Prove r(t) moves in a line, if a and v are parallel

[Sho Kano]

Homework Statement

A point moves on a curve \vec { r } with constant acceleration \vec { A }, initial velocity \vec { { V }_{ 0 } }, and initial position { \vec { { P }_{ 0 } } }

b. if \vec { A } and \vec { { V }_{ 0 } } are parallel, prove \vec { r } moves in a line

c. Assuming \vec { A } and \vec { { V }_{ 0 } } are not parallel, prove \vec { r } lies in a plane.

Homework Equations

The Attempt at a Solution

part a asked for the position function, so here it is:
\vec { r(t) } =\frac { 1 }{ 2 } \vec { A } { t }^{ 2 }+\vec { { V }_{ 0 } } t+{ \vec { { P }_{ 0 } } }

my attempt at part b:
\vec { A } must be parallel to \vec { { V }_{ 0 } }, so \vec { A } =a\vec { { V }_{ 0 } }, where a is some constant.
so \vec { r(t) } =\frac { 1 }{ 2 } \vec { a{ V }_{ 0 } } { t }^{ 2 }+\vec { { V }_{ 0 } } t+{ \vec { { P }_{ 0 } } }
?

 

[olivermsun]

So how do you show that something moves in a straight line? (Hint: you already showed similar for $\vec{A}$ and $\vec{V_0}$).

 

[Sho Kano]

So how do you show that something moves in a straight line? (Hint: you already showed similar for $\vec{A}$ and $\vec{V_0}$).

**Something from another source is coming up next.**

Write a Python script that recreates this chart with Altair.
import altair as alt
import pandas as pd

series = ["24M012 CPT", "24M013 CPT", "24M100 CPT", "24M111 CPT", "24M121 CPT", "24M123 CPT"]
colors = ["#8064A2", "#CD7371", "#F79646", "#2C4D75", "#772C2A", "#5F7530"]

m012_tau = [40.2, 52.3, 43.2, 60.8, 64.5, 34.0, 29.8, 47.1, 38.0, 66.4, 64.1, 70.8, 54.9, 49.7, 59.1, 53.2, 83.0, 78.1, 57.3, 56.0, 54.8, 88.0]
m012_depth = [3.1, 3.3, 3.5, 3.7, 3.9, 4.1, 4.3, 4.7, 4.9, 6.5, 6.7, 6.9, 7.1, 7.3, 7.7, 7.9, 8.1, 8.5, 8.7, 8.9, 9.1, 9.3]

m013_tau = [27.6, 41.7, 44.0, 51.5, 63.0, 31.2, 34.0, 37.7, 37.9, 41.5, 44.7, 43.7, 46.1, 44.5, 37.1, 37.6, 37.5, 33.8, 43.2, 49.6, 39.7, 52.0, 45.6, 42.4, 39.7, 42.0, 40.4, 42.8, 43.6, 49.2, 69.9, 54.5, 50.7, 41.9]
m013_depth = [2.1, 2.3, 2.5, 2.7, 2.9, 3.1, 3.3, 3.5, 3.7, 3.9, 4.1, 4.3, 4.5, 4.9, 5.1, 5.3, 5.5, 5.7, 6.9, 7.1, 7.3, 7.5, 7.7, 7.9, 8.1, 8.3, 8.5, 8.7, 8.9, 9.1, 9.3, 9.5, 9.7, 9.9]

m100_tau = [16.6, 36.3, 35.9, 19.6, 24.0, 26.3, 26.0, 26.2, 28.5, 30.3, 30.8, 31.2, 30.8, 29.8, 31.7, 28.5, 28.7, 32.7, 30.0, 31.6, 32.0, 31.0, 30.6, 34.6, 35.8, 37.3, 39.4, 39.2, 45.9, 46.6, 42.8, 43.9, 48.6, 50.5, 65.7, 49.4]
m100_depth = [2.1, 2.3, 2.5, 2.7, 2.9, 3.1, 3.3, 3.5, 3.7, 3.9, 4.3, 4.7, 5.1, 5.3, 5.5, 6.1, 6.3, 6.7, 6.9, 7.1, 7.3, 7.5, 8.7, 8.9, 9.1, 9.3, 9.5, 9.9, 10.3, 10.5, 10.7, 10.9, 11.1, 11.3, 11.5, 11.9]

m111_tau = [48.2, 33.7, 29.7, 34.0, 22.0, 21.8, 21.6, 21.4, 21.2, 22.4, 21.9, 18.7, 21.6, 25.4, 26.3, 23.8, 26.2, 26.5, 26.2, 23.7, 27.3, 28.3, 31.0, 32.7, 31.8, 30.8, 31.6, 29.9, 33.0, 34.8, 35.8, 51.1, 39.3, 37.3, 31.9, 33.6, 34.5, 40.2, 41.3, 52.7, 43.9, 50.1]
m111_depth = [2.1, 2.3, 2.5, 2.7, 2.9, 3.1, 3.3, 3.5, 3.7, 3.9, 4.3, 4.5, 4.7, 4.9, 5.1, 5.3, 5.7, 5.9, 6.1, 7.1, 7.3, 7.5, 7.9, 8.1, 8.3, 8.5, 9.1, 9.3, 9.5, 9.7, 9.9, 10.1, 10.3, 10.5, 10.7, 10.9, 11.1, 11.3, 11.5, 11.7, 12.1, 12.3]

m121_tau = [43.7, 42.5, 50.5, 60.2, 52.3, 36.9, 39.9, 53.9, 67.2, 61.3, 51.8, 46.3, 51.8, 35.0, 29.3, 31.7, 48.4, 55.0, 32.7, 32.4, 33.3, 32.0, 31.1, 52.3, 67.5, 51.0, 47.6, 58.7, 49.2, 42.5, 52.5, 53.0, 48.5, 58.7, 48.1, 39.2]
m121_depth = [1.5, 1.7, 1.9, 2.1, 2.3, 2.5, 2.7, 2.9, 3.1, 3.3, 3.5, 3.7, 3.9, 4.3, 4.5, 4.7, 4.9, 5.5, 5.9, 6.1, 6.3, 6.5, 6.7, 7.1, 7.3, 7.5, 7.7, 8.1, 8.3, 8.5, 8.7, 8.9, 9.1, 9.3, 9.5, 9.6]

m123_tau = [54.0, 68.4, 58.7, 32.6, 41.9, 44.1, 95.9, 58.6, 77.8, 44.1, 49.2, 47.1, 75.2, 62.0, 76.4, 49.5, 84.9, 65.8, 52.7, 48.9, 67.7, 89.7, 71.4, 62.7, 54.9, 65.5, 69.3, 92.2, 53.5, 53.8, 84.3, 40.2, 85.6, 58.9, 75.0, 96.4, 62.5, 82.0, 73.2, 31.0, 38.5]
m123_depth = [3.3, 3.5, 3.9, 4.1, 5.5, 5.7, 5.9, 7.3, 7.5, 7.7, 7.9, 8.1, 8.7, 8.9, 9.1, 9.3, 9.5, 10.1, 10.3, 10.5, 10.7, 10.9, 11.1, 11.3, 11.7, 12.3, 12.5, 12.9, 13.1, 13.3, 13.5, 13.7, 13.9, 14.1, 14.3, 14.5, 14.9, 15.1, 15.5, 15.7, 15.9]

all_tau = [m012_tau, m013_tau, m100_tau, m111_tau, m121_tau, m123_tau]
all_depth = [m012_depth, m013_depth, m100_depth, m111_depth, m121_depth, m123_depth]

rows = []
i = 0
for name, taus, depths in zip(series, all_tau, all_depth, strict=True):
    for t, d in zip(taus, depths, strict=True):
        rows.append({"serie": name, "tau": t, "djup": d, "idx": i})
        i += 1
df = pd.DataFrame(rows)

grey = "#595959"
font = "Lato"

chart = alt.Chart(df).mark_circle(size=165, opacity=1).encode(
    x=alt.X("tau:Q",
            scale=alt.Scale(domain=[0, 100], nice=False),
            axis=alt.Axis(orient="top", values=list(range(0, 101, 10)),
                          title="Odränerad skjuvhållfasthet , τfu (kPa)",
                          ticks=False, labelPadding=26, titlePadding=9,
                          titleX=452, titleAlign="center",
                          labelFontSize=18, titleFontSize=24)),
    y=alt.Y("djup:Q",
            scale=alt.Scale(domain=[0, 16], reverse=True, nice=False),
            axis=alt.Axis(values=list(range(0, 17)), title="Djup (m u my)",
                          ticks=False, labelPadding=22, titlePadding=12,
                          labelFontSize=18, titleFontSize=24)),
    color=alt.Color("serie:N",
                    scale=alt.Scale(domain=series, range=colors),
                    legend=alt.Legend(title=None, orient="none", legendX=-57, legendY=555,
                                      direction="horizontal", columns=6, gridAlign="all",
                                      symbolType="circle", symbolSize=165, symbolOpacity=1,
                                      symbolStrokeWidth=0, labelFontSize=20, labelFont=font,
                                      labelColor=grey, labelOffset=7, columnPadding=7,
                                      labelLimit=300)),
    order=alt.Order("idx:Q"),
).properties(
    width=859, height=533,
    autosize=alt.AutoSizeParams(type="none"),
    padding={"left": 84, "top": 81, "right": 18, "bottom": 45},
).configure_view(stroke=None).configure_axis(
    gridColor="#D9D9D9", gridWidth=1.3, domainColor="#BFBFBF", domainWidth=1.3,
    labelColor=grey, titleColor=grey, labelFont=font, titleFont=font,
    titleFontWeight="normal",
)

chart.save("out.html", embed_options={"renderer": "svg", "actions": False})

well I was thinking if it's acceleration and velocity are in the same direction, then it's already
moving in a straight line, but that's not a proof

 

[olivermsun]

What about position?

 

[Sho Kano]

What about position?

I'm thinking a cross product between r and r prime? It should equal 0.

edit: maybe this doesn't work, b/c I'm left with P x V, and I don't know if they are parallel

 

[olivermsun]

Think more simply than that. We already know intuitively that A and V parallel means the object will move in a straight line. We just need to show this formally.

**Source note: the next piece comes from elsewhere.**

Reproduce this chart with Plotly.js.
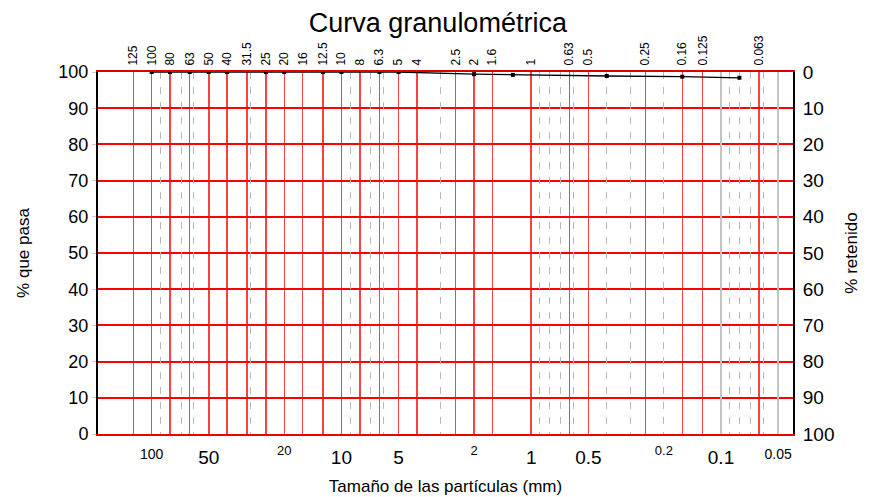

What does it mean to move in a straight line?

You formulated "$\vec{A}$ parallel to $\vec{V_0}$" as "$\vec{A}$ = a$\vec{V_0}$," which shows that $\vec{A}$ and $\vec{V_0}$ lie on the same line passing through the origin.

Can you show that $\vec{r(t)}$ also satisfies the equation for a straight line, passing through some initial point (but not necessarily the origin)?

 

[Sho Kano]

Can you show that →r(t)r(t)→\vec{r(t)} also satisfies the equation for a straight line, passing through some initial point (but not necessarily the origin)?

something like this?
let\vec { { P }_{ 0 } } =\left< 0,0,0 \right> \\ \vec { { r(t) } } =\frac { a{ t }^{ 2 } }{ 2 } \vec { { V }_{ 0 } } +t\vec { { V }_{ 0 } } \\ \vec { { r(t) } } =\left( \frac { a{ t }^{ 2 } }{ 2 } +t \right) \vec { { V }_{ 0 } } =k(t)\vec { { V }_{ 0 } }Some varying scalar k times V, which is straight line motion? Because it fits the standard vector equation for a line.

 

[olivermsun]

Seems reasonable, right?

 

[Sho Kano]

Seems reasonable, right?

Yep, at first I thought it couldn't be a "line" because there was a t squared term. Thanks.